RECORDS FOR THE TASK
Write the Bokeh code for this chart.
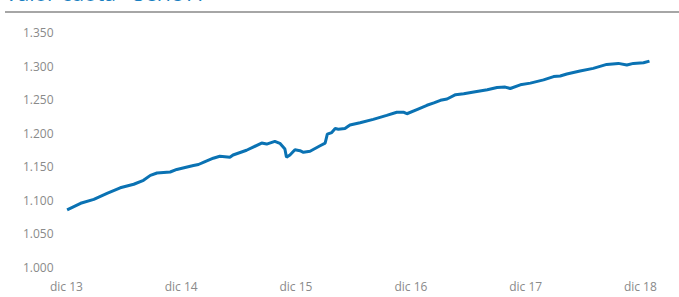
from datetime import datetime
from bokeh.plotting import figure
from bokeh.models import FixedTicker, Range1d, Div
from bokeh.layouts import column
from bokeh.embed import file_html
from bokeh.resources import INLINE

title = "Valor cuota - Serie A"

dates = ["2013-12-03", "2014-01-15", "2014-02-26", "2014-04-09", "2014-05-21",
         "2014-07-03", "2014-08-03", "2014-08-25", "2014-09-15", "2014-10-27",
         "2014-11-17", "2015-01-09", "2015-01-25", "2015-02-15", "2015-03-13",
         "2015-04-03", "2015-05-05", "2015-05-15", "2015-06-27", "2015-08-14",
         "2015-08-30", "2015-09-25", "2015-10-11", "2015-10-27", "2015-11-01",
         "2015-11-12", "2015-11-28", "2015-12-14", "2015-12-25", "2016-01-15",
         "2016-02-16", "2016-03-03", "2016-03-10", "2016-03-24", "2016-04-04",
         "2016-04-14", "2016-05-05", "2016-05-21", "2016-06-22", "2016-08-03",
         "2016-09-15", "2016-10-17", "2016-11-07", "2016-11-18", "2016-12-20",
         "2017-01-21", "2017-02-12", "2017-03-05", "2017-03-26", "2017-04-22",
         "2017-05-18", "2017-06-19", "2017-08-01", "2017-09-01", "2017-09-27",
         "2017-10-13", "2017-11-14", "2017-12-16", "2018-01-27", "2018-02-28",
         "2018-03-21", "2018-04-11", "2018-05-23", "2018-07-04", "2018-08-16",
         "2018-09-22", "2018-10-19", "2018-11-09", "2018-12-11", "2018-12-30"]
values = [1085.7, 1095.6, 1101.5, 1110.3, 1118.7,
          1124.0, 1129.9, 1137.2, 1140.7, 1142.2,
          1146.0, 1151.9, 1153.4, 1157.8, 1162.8,
          1165.7, 1164.3, 1167.6, 1174.6, 1185.3,
          1183.8, 1187.8, 1184.9, 1176.5, 1164.3,
          1167.6, 1175.4, 1174.0, 1171.6, 1173.1,
          1181.3, 1185.3, 1198.5, 1201.0, 1206.9,
          1205.9, 1206.9, 1212.2, 1215.7, 1220.6,
          1226.5, 1231.3, 1231.3, 1229.0, 1235.3,
          1241.6, 1245.1, 1249.0, 1251.0, 1257.4,
          1258.8, 1261.3, 1264.7, 1268.1, 1268.7,
          1266.6, 1272.1, 1274.6, 1279.4, 1284.3,
          1285.3, 1288.2, 1292.6, 1296.6, 1302.5,
          1304.0, 1301.5, 1304.0, 1304.9, 1307.4]

x_tick_dates = ["2013-12-01", "2014-12-01", "2015-12-01", "2016-12-01", "2017-12-01", "2018-12-01"]
x_tick_labels = ["dic 13", "dic 14", "dic 15", "dic 16", "dic 17", "dic 18"]
y_ticks = [1000, 1050, 1100, 1150, 1200, 1250, 1300, 1350]
y_tick_labels = ["1.000", "1.050", "1.100", "1.150", "1.200", "1.250", "1.300", "1.350"]


def ms(s):
    return datetime.strptime(s, "%Y-%m-%d").timestamp() * 1000.0


xs = [ms(d) for d in dates]
xt = [ms(d) for d in x_tick_dates]

day = 86400000.0
p = figure(width=674, height=284, output_backend="svg", toolbar_location=None,
           x_range=Range1d(xt[0] - 19 * day, xt[-1] + 80 * day),
           y_range=Range1d(1000, 1350),
           min_border_left=55, min_border_right=14, min_border_top=19, min_border_bottom=27,
           margin=(0, 0, 0, 5))
p.outline_line_color = None
p.background_fill_color = "white"
p.border_fill_color = "white"
p.xgrid.visible = False
p.ygrid.visible = False

p.line(xs, values, line_color="#0a72b3", line_width=3)

p.xaxis.ticker = FixedTicker(ticks=xt)
p.xaxis.major_label_overrides = {t: l for t, l in zip(xt, x_tick_labels)}
p.yaxis.ticker = FixedTicker(ticks=y_ticks)
p.yaxis.major_label_overrides = {t: l for t, l in zip(y_ticks, y_tick_labels)}

for ax in (p.xaxis[0], p.yaxis[0]):
    ax.axis_line_color = None
    ax.major_tick_line_color = None
    ax.minor_tick_line_color = None
    ax.major_tick_out = 0
    ax.major_tick_in = 0
    ax.minor_tick_out = 0
    ax.major_label_text_font = "Open Sans"
    ax.major_label_text_font_size = "12px"
    ax.major_label_text_color = "#8a8a8a"
p.xaxis.major_label_standoff = 10
p.yaxis.major_label_standoff = 7

head = Div(text=('<div style="font-family:\'Open Sans\';font-size:21px;line-height:24px;'
                 'color:#1a7fc1;padding:0 0 6px 0;border-bottom:2px solid #a6a6a6;'
                 'width:674px;white-space:nowrap;">' + title + '</div>'),
           width=674, margin=(-19, 0, 0, 5))

layout = column(head, p)

open("out.html", "w").write(file_html(layout, INLINE))
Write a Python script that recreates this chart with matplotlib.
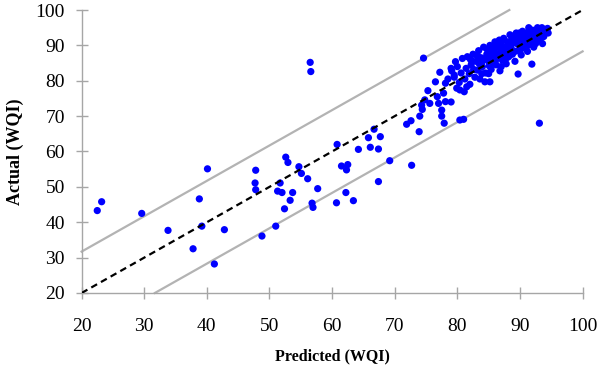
import matplotlib
matplotlib.use("Agg")
import matplotlib.pyplot as plt
import numpy as np

# Sparse points (predicted, actual)
sparse_pred = [22.5, 23.2, 29.6, 33.8, 37.8, 38.8, 39.2, 40.1, 41.2, 42.8, 47.8, 47.7, 47.8, 48.8,
               51.0, 51.3, 51.7, 52.0, 52.4, 52.6, 52.95, 53.3, 53.7, 54.7, 55.1, 56.1, 56.8, 56.95,
               57.7, 56.5, 56.6, 60.8, 61.5, 62.5, 62.3, 62.2, 60.7, 63.4, 64.2, 65.8, 66.1, 66.7,
               67.7, 67.4, 67.4, 69.2, 72.7, 73.9, 71.9, 72.6, 74.0, 74.4, 74.3, 74.8, 75.3, 75.6,
               76.5, 76.8, 77.2, 77.5, 77.5, 77.9, 77.8, 78.1, 79.0, 78.1, 79.1, 79.7, 79.5, 79.9,
               80.4, 81.0, 81.1, 82.3, 84.4, 85.2, 89.7, 91.9, 93.1, 74.6, 77.0, 80.4, 81.5]
sparse_act = [43.3, 45.8, 42.5, 37.7, 32.5, 46.6, 38.9, 55.1, 28.2, 37.9, 54.7, 51.1, 49.2, 36.1,
              38.9, 48.8, 51.1, 48.4, 43.8, 58.4, 56.9, 46.2, 48.4, 55.7, 53.8, 52.3, 45.4, 44.2,
              49.5, 85.2, 82.6, 62.0, 55.9, 56.3, 54.8, 48.4, 45.5, 46.1, 60.6, 63.9, 61.2, 66.3,
              64.2, 60.7, 51.5, 57.4, 56.1, 65.6, 67.7, 68.7, 70.0, 71.9, 73.1, 74.6, 77.2, 73.6,
              79.7, 75.5, 82.4, 71.7, 70.0, 68.0, 76.5, 74.1, 74.0, 79.3, 82.8, 85.4, 81.6, 77.9,
              68.9, 69.1, 76.9, 85.6, 79.7, 79.7, 81.9, 84.7, 68.0, 86.4, 73.6, 77.4, 78.3]

# Dense cluster points (predicted, actual)
cluster_pred = [78.5, 79.0, 79.5, 80.0, 80.3, 80.6, 80.8,
                81.2, 81.4, 81.6, 81.9, 82.0, 82.2, 82.5, 82.8,
                83.0, 83.2, 83.4, 83.6, 83.8, 84.0, 84.2, 84.5, 84.7,
                85.0, 85.2, 85.4, 85.6, 85.8, 86.0, 86.2, 86.4, 86.6, 86.8,
                87.0, 87.2, 87.4, 87.6, 87.8, 88.0, 88.2, 88.4, 88.6, 88.8,
                89.0, 89.2, 89.4, 89.6, 89.8, 90.0, 90.2, 90.4, 90.6, 90.8,
                91.0, 91.2, 91.4, 91.6, 91.8, 92.0, 92.2, 92.4, 92.6, 92.8,
                93.0, 93.3, 93.6, 93.9, 94.2, 94.5,
                82.1, 82.6, 83.1, 83.5, 83.9, 84.3, 84.8, 85.1, 85.5, 85.9,
                86.3, 86.7, 87.1, 87.5, 87.9, 88.3, 88.7, 89.1, 89.5, 89.9,
                90.1, 90.5, 90.9, 91.3, 91.7, 92.1, 92.5, 92.9, 93.2, 93.5,
                93.8, 94.1, 94.4, 86.0, 88.0, 90.0, 92.0, 84.0, 85.0, 87.0,
                83.3, 84.6, 85.7, 86.5, 87.3, 88.1, 88.9, 89.7, 90.3, 91.1,
                91.5, 92.3, 93.1, 85.3, 86.9, 88.5, 90.7, 89.3]
cluster_act = [80.5, 83.5, 81.0, 84.0, 79.5, 82.2, 86.3,
               80.5, 83.5, 86.8, 82.0, 79.0, 84.5, 87.5, 81.0,
               85.5, 83.0, 88.5, 80.5, 86.5, 84.0, 89.5, 82.2, 87.5,
               85.5, 90.0, 83.2, 88.5, 86.5, 91.0, 84.5, 89.5, 87.5, 82.8,
               90.5, 85.8, 92.0, 88.3, 84.8, 91.0, 86.8, 93.0, 89.2, 87.5,
               91.8, 85.5, 93.5, 88.5, 90.5, 92.8, 87.3, 94.0, 89.5, 91.5,
               93.5, 88.3, 95.0, 90.5, 92.5, 94.3, 89.5, 91.5, 93.5, 95.0,
               92.0, 94.0, 90.5, 93.2, 94.5, 93.5,
               86.0, 83.2, 87.2, 84.8, 82.0, 86.0, 88.8, 84.2, 87.0, 89.5,
               86.2, 91.5, 87.3, 89.5, 86.5, 90.2, 92.0, 88.2, 90.5, 93.5,
               88.8, 91.0, 93.0, 90.0, 94.0, 92.5, 90.5, 93.0, 91.5, 95.0,
               92.5, 93.8, 94.8, 88.0, 88.5, 90.5, 91.0, 85.5, 82.0, 84.0,
               86.8, 86.5, 85.0, 90.2, 88.8, 89.8, 90.8, 92.2, 91.8, 92.0,
               91.6, 92.8, 94.6, 89.0, 89.0, 87.5, 92.6, 93.0]

ticks = [20, 30, 40, 50, 60, 70, 80, 90, 100]
band = 11.7

fig = plt.figure(figsize=(6, 3.75), dpi=100)
ax = fig.add_axes([0.136, 0.2187, 0.835, 0.7546])

ax.set_xlim(20, 100)
ax.set_ylim(20, 100)

grey = "#b3b3b3"
xu = np.array([20, 100 - band])
ax.plot(xu, xu + band, color=grey, lw=1.6, zorder=1, clip_on=False)
xl = np.array([20 + band, 100])
ax.plot(xl, xl - band, color=grey, lw=1.6, zorder=1, clip_on=False)
ax.plot([20, 100], [20, 100], color="black", lw=1.6, ls=(0, (3, 2)), zorder=3)

ax.scatter(sparse_pred, sparse_act, s=27, color="#0000ff", edgecolors="none", zorder=2, clip_on=False)
ax.scatter(cluster_pred, cluster_act, s=27, color="#0000ff", edgecolors="none", zorder=2, clip_on=False)

for side in ["top", "right"]:
    ax.spines[side].set_visible(False)
for side in ["left", "bottom"]:
    ax.spines[side].set_color("#a6a6a6")
    ax.spines[side].set_linewidth(1.0)

ax.set_xticks(ticks)
ax.set_yticks(ticks)
ax.set_xticklabels([str(t) for t in ticks])
ax.set_yticklabels([str(t) for t in ticks])
ax.tick_params(axis="both", direction="inout", length=8, width=1.0, color="#a6a6a6",
               labelsize=14, labelcolor="black")
ax.tick_params(axis="y", pad=8)
ax.tick_params(axis="x", pad=14)
for lab in ax.get_xticklabels() + ax.get_yticklabels():
    lab.set_family("Liberation Serif")

ax.set_xlabel("Predicted (WQI)", fontsize=11.5, fontweight="bold", family="Liberation Serif", labelpad=10)
ax.set_ylabel("Actual (WQI)", fontsize=13, fontweight="bold", family="Liberation Serif", labelpad=8)

fig.savefig("out.png", dpi=100)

EXERCISE
Print exactly the lines from the line containing "Write a Python" through the line containing "73.6, 77.4, 78.3]", and omit any picture found among them.

RESULT FOR THIS TASK
Write a Python script that recreates this chart with matplotlib.
import matplotlib
matplotlib.use("Agg")
import matplotlib.pyplot as plt
import numpy as np

# Sparse points (predicted, actual)
sparse_pred = [22.5, 23.2, 29.6, 33.8, 37.8, 38.8, 39.2, 40.1, 41.2, 42.8, 47.8, 47.7, 47.8, 48.8,
               51.0, 51.3, 51.7, 52.0, 52.4, 52.6, 52.95, 53.3, 53.7, 54.7, 55.1, 56.1, 56.8, 56.95,
               57.7, 56.5, 56.6, 60.8, 61.5, 62.5, 62.3, 62.2, 60.7, 63.4, 64.2, 65.8, 66.1, 66.7,
               67.7, 67.4, 67.4, 69.2, 72.7, 73.9, 71.9, 72.6, 74.0, 74.4, 74.3, 74.8, 75.3, 75.6,
               76.5, 76.8, 77.2, 77.5, 77.5, 77.9, 77.8, 78.1, 79.0, 78.1, 79.1, 79.7, 79.5, 79.9,
               80.4, 81.0, 81.1, 82.3, 84.4, 85.2, 89.7, 91.9, 93.1, 74.6, 77.0, 80.4, 81.5]
sparse_act = [43.3, 45.8, 42.5, 37.7, 32.5, 46.6, 38.9, 55.1, 28.2, 37.9, 54.7, 51.1, 49.2, 36.1,
              38.9, 48.8, 51.1, 48.4, 43.8, 58.4, 56.9, 46.2, 48.4, 55.7, 53.8, 52.3, 45.4, 44.2,
              49.5, 85.2, 82.6, 62.0, 55.9, 56.3, 54.8, 48.4, 45.5, 46.1, 60.6, 63.9, 61.2, 66.3,
              64.2, 60.7, 51.5, 57.4, 56.1, 65.6, 67.7, 68.7, 70.0, 71.9, 73.1, 74.6, 77.2, 73.6,
              79.7, 75.5, 82.4, 71.7, 70.0, 68.0, 76.5, 74.1, 74.0, 79.3, 82.8, 85.4, 81.6, 77.9,
              68.9, 69.1, 76.9, 85.6, 79.7, 79.7, 81.9, 84.7, 68.0, 86.4, 73.6, 77.4, 78.3]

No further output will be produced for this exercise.